Given task ::
Keep only the lines of the data below that contain "matplotlib", and copy them.

== Information supplied ==

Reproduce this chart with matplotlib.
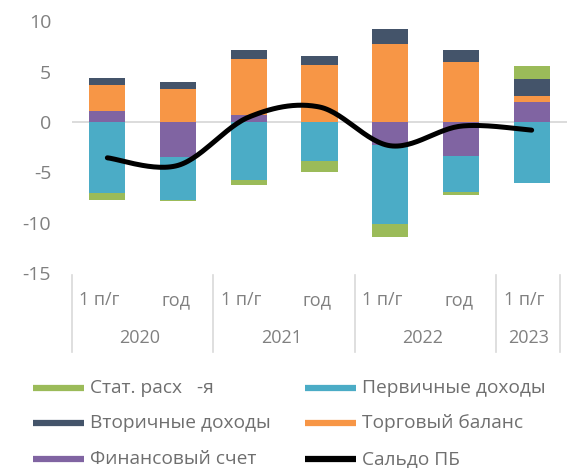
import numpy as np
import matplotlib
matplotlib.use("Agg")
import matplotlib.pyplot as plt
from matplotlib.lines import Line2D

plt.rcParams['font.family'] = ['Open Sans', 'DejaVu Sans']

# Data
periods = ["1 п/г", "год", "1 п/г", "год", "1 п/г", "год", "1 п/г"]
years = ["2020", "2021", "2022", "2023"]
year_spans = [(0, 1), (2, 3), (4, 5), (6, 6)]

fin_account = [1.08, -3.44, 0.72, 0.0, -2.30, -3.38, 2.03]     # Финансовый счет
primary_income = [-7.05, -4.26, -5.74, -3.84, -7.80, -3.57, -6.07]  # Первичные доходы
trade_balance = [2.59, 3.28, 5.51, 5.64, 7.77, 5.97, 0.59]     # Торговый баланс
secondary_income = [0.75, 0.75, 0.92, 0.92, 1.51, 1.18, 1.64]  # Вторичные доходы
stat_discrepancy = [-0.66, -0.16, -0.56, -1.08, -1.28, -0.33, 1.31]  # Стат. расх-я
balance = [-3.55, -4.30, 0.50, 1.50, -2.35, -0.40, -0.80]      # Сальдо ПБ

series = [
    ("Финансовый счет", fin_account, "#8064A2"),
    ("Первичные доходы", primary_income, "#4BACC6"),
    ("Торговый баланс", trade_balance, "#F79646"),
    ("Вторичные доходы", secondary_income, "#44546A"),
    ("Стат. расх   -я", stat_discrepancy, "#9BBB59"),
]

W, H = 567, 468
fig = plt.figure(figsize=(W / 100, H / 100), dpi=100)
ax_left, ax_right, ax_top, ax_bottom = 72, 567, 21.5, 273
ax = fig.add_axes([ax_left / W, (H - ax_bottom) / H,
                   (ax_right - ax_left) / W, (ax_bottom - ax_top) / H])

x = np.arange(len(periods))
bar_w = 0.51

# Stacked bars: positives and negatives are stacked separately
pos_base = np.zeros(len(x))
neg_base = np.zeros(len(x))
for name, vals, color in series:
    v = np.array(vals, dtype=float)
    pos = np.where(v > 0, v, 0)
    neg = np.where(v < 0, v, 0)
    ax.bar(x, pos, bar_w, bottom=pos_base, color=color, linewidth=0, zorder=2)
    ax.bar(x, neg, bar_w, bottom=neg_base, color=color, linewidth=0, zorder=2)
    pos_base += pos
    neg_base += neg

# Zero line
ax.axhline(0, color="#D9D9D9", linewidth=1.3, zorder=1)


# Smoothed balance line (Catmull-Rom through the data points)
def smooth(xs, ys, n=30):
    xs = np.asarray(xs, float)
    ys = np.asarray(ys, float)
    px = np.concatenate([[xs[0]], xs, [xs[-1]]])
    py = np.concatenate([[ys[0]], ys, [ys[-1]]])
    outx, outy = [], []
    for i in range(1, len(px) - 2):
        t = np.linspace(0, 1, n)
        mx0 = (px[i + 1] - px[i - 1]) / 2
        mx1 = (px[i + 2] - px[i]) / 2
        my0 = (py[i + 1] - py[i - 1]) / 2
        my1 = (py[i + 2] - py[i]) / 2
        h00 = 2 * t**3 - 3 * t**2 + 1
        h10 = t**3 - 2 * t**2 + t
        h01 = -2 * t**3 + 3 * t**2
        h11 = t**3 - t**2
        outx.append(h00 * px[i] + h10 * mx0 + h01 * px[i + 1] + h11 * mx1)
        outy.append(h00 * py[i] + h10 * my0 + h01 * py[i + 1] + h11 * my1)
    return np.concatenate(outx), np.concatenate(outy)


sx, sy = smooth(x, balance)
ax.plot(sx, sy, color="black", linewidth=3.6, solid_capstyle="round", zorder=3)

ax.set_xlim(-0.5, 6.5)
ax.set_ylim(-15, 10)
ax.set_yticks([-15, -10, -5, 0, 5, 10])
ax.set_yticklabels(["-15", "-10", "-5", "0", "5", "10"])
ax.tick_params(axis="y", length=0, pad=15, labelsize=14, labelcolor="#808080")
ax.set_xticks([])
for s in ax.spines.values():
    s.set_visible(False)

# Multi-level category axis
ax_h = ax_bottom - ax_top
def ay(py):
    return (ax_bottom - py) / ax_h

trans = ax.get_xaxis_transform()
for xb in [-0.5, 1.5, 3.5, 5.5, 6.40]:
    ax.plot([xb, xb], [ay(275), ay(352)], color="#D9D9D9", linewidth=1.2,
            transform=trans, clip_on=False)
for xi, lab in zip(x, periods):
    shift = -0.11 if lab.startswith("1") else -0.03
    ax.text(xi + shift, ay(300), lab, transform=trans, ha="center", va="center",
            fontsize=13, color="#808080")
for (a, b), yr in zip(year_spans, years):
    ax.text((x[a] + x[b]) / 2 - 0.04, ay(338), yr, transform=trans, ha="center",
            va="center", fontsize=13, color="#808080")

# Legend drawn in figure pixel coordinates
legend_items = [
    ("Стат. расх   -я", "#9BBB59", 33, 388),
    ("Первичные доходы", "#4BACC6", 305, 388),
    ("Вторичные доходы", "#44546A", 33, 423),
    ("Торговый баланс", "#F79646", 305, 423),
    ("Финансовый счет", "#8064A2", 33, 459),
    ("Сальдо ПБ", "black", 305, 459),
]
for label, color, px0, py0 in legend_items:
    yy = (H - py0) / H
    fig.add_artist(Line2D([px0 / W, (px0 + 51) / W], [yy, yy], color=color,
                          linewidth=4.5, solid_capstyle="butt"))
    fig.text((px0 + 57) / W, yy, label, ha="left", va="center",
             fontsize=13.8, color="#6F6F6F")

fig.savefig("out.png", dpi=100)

===

Task solution ::
Reproduce this chart with matplotlib.
import matplotlib
matplotlib.use("Agg")
import matplotlib.pyplot as plt
from matplotlib.lines import Line2D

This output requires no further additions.